Risks and limitations:
  • Claim verification gap: Performance figures cited by vendors are compelling but require independent validation to become actionable procurement evidence.
  • Bias and accessibility: Biometric and liveness systems remain sensitive to camera quality, environmental lighting, and demographic variance — each of which must be tested and mitigated.
  • Evolving adversaries: Synthetic media and agentic automation continue to advance; detection is an arms race requiring continuous investment.

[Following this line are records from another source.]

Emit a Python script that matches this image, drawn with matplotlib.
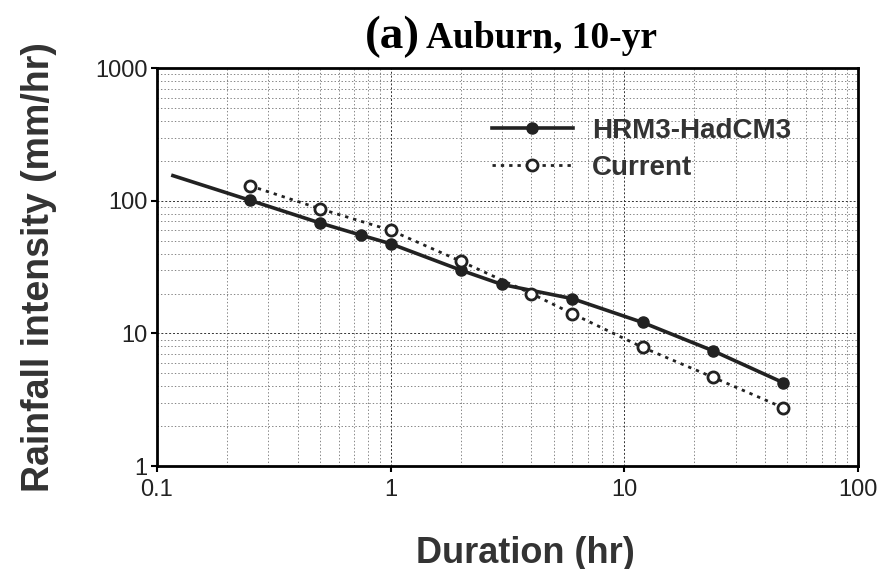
import matplotlib.pyplot as plt
from matplotlib.ticker import LogLocator, NullFormatter, FixedLocator, FixedFormatter

# durations (hr) and intensities (mm/hr)
hrm_dur = [0.117, 0.25, 0.5, 0.75, 1, 2, 3, 6, 12, 24, 48]
hrm_int = [155, 101, 68, 55, 47.5, 30, 23.4, 18.3, 12.1, 7.4, 4.25]

cur_dur = [0.25, 0.5, 1, 2, 4, 6, 12, 24, 48]
cur_int = [130, 87, 60, 35, 20, 14.1, 7.85, 4.67, 2.75]

x_ticks = [0.1, 1, 10, 100]
x_labels = ['0.1', '1', '10', '100']
y_ticks = [1, 10, 100, 1000]
y_labels = ['1', '10', '100', '1000']

fig = plt.figure(figsize=(8.87, 5.69), dpi=100)
ax = fig.add_axes([0.177, 0.181, 0.790, 0.699])

ax.set_xscale('log')
ax.set_yscale('log')
ax.set_xlim(0.1, 100)
ax.set_ylim(1, 1000)

# scanned-looking grid
ax.grid(True, which='major', color='#333333', linestyle=(0, (2, 2)), linewidth=0.7)
ax.grid(True, which='minor', color='#555555', linestyle=(0, (2, 3)), linewidth=0.5)
ax.set_axisbelow(True)

ax.plot(hrm_dur, hrm_int, '-', color='#222222', lw=2.6, marker='o', ms=8,
        markevery=list(range(1, len(hrm_dur))), label='HRM3-HadCM3')
ax.plot(cur_dur, cur_int, linestyle=(0, (1.2, 1.8)), color='#222222', lw=2,
        marker='o', ms=8, mfc='white', mew=2, label='Current')

ax.xaxis.set_major_locator(FixedLocator(x_ticks))
ax.xaxis.set_major_formatter(FixedFormatter(x_labels))
ax.yaxis.set_major_locator(FixedLocator(y_ticks))
ax.yaxis.set_major_formatter(FixedFormatter(y_labels))
ax.xaxis.set_minor_locator(LogLocator(base=10, subs=range(2, 10)))
ax.yaxis.set_minor_locator(LogLocator(base=10, subs=range(2, 10)))
ax.xaxis.set_minor_formatter(NullFormatter())
ax.yaxis.set_minor_formatter(NullFormatter())
ax.tick_params(which='major', length=4, width=1.5, labelsize=17, pad=3)
ax.tick_params(axis='x', which='major', pad=5)
ax.tick_params(which='minor', length=0)
for lab in ax.get_xticklabels() + ax.get_yticklabels():
    lab.set_fontfamily('Liberation Sans')
    lab.set_color('#222222')

for s in ax.spines.values():
    s.set_linewidth(2)

ax.set_xlabel('Duration (hr)', fontsize=26, fontweight='bold',
              family='Liberation Sans', color='#333333')
ax.xaxis.set_label_coords(0.525, -0.175)
ax.set_ylabel('Rainfall intensity (mm/hr)', fontsize=27, fontweight='bold',
              family='Liberation Sans', color='#333333', labelpad=27)

leg = ax.legend(loc='upper left', bbox_to_anchor=(0.478, 0.875), frameon=False,
                prop={'family': 'Liberation Sans', 'weight': 'bold', 'size': 20},
                handlelength=2.9, handletextpad=0.7, labelspacing=0.38,
                borderpad=0, borderaxespad=0)
for t in leg.get_texts():
    t.set_color('#333333')

fig.text(0.474, 0.935, '(a)', fontsize=34, fontweight='bold',
         family='Liberation Serif', ha='right', va='center')
fig.text(0.480, 0.932, 'Auburn, 10-yr', fontsize=27, fontweight='bold',
         family='Liberation Serif', ha='left', va='center')

fig.savefig('out.png', dpi=100)
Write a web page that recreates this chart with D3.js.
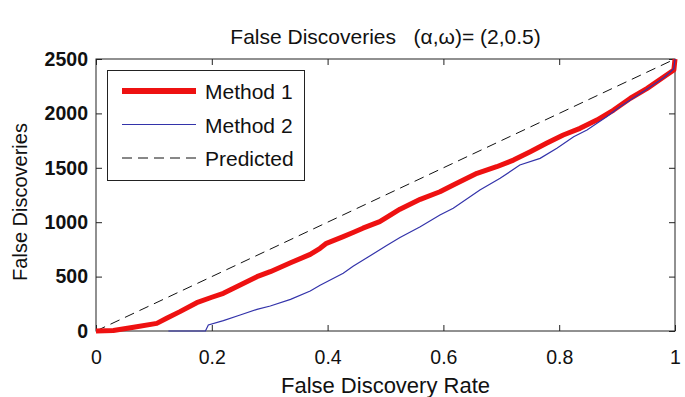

In short, the architecture represents an important step forward for enterprise-grade partner identity assurance, but it is not a silver bullet. Combining technical controls with human oversight, ongoing evaluation, and strong privacy safeguards will be essential for sustainable success.

Conclusion​

Microsoft’s integration of Au10tix identity verification and deepfake detection into OneVet, underpinned by Microsoft Entra Verified ID VCs, epitomizes the direction enterprise identity is now taking: prevent fraud at the edge, make verification reusable, and cryptographically prove trust without re-exposing sensitive data. The reported reduction in fake account openings underscores the operational promise of this approach, even as independent audits and ongoing transparency remain necessary to fully validate vendor claims.
For IT architects, security leaders, and platform owners, the lesson is clear: reusable, standards-based credentials combined with advanced synthetic-media defenses materially strengthen onboarding and partner-vetting programs. The practical challenge ahead is to integrate these capabilities responsibly — balancing automation with fairness, privacy with operational needs, and innovation with verifiable evidence. As verification technology and adversary techniques both evolve, the organizations that pair strong technical controls with rigorous governance will be best positioned to keep trust intact across partner ecosystems.